Just figured i would post to suggest checking ones PSU setup in the event of random BSOD's or warnings. I had been trying to figure out a dozen or so seemingly unrelated problems for literally months.

I bought a 700W PSU initially, and up to a certain limit, it works just fine. I never built a system with so many add-ons; i should have gone with a 1200W PSU. A new, 1200w PSU costs around $180-$220; two of these cost $100; with the connector is $120-$130. The caveat is its 2 separate PSU's. Thankfully, i have the space in my HAF 932.

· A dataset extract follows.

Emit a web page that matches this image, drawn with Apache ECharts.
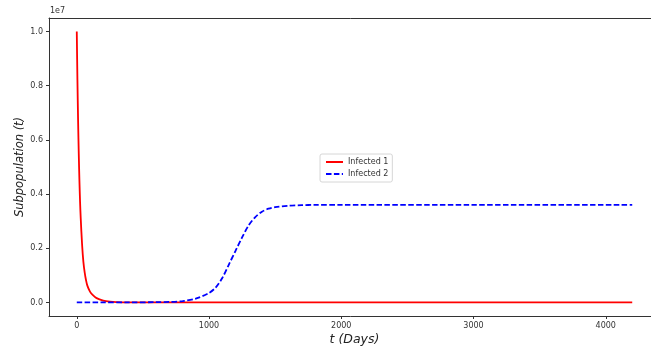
<!DOCTYPE html>
<html>
<head>
<meta charset="utf-8">
<script src="https://cdn.jsdelivr.net/npm/echarts@6/dist/echarts.min.js"></script>
<style>html,body{margin:0;padding:0;background:#fff;}#c{width:651px;height:352px;}</style>
</head>
<body>
<div id="c"></div>
<script>
// Infected 1 (red): time in days, value in units of 1e7
const t1 = [0, 5, 10, 15, 20, 25, 30, 40, 50, 60, 70, 80, 100, 120, 150, 200, 250, 300, 400, 600, 1000, 2000, 3000, 4200];
const v1 = [1.0, 0.82, 0.67, 0.55, 0.45, 0.37, 0.31, 0.215, 0.15, 0.11, 0.082, 0.062, 0.04, 0.028, 0.016, 0.007, 0.003, 0.0012, 0.0002, 0, 0, 0, 0, 0];
// Infected 2 (blue dashed)
const t2 = [0, 200, 400, 600, 700, 800, 900, 1000, 1050, 1100, 1150, 1200, 1250, 1300, 1350, 1400, 1450, 1500, 1600, 1700, 1800, 2000, 3000, 4200];
const v2 = [0, 0, 0.0002, 0.001, 0.002, 0.005, 0.014, 0.035, 0.055, 0.09, 0.14, 0.19, 0.24, 0.285, 0.315, 0.335, 0.346, 0.352, 0.357, 0.359, 0.36, 0.36, 0.36, 0.36];
const xTicks = [0, 1000, 2000, 3000, 4000];
const yTicks = [0, 0.2, 0.4, 0.6, 0.8, 1.0];
const scale = 1e7;

const d1 = t1.map((t, i) => [t, v1[i] * scale]);
const d2 = t2.map((t, i) => [t, v2[i] * scale]);

const chart = echarts.init(document.getElementById('c'), null, {renderer: 'canvas'});
const font = 'DejaVu Sans';
const axisColor = '#333';
chart.setOption({
  animation: false,
  backgroundColor: '#fff',
  grid: {left: 49, top: 18, width: 611, height: 298, containLabel: false, outerBoundsMode: 'none'},
  graphic: [{type: 'text', left: 50, top: 7, style: {text: '1e7', font: '8px "DejaVu Sans"', fill: '#333'}}],
  legend: {
    orient: 'vertical', left: 320, top: 154, padding: [4, 4, 4, 5],
    borderColor: '#d6d6d6', borderWidth: 1, borderRadius: 2,
    itemWidth: 17, itemHeight: 8, itemGap: 4,
    itemStyle: {opacity: 0},
    textStyle: {fontFamily: font, fontSize: 8, color: '#333'},
    data: ['Infected 1', 'Infected 2']
  },
  xAxis: [{
    type: 'value', min: -210, max: 4410,
    name: 't (Days)', nameLocation: 'middle', nameGap: 17, nameMoveOverlap: false,
    nameTextStyle: {fontFamily: font, fontSize: 12.5, fontStyle: 'italic', color: '#222'},
    axisLine: {show: true, onZero: false, lineStyle: {color: axisColor, width: 1}},
    axisTick: {show: true, length: 3, lineStyle: {color: axisColor}, customValues: xTicks},
    axisLabel: {fontFamily: font, fontSize: 8, color: '#333', margin: 6, customValues: xTicks, formatter: v => String(v)},
    splitLine: {show: false}
  }, {
    type: 'value', position: 'top', min: -210, max: 4410,
    axisLine: {show: true, onZero: false, lineStyle: {color: axisColor, width: 1}},
    axisTick: {show: false}, axisLabel: {show: false}, splitLine: {show: false}
  }],
  yAxis: {
    type: 'value', min: -0.05 * scale, max: 1.05 * scale,
    name: 'Subpopulation (t)', nameLocation: 'middle', nameGap: 23, nameMoveOverlap: false,
    nameTextStyle: {fontFamily: font, fontSize: 11.5, fontStyle: 'italic', color: '#222'},
    axisLine: {show: true, onZero: false, lineStyle: {color: axisColor, width: 1}},
    axisTick: {show: true, length: 3, lineStyle: {color: axisColor}, customValues: yTicks.map(v => v * scale)},
    axisLabel: {fontFamily: font, fontSize: 8, color: '#333', margin: 6,
      customValues: yTicks.map(v => v * scale),
      formatter: v => (v / scale).toFixed(1)},
    splitLine: {show: false}
  },
  series: [
    {name: 'Infected 1', type: 'line', data: d1, smooth: 0.3, showSymbol: false, symbol: 'none',
     lineStyle: {color: '#ff0000', width: 1.8}, itemStyle: {color: '#ff0000'}},
    {name: 'Infected 2', type: 'line', data: d2, smooth: 0.3, showSymbol: false, symbol: 'none',
     lineStyle: {color: '#0000ff', width: 1.8, type: [5.5, 2.4]}, itemStyle: {color: '#0000ff'}}
  ]
});
</script>
</body>
</html>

First, check connectors. especially cheap 4 pin MOLEX to SATA power connectors. these caused me a total disaster with my RAID array. I ended up soldering some connections together (male/female MOLEX connectors that wiggled/slid out) on my PSU's. I still havent rehashed the data, just did raw disk image dumps onto a 3TB external to figure out later.

Second, disconnect unneeded items, then systematically test each item on its respective power cord. this eliminates individual cables.

Third, doublecheck your OC stability. This rules out system related issues.

*OPTIONAL - If you have or have access to an oscilliscope, use it. my 3.3V was always around 3.1V; 12V and 5V under as well. My replacement PSU had the same stats. When we checked with an oscilliscope and a proper volt meter, my voltage was fine, but fluctuated madly when the RAID array came under heavy use, ie render times.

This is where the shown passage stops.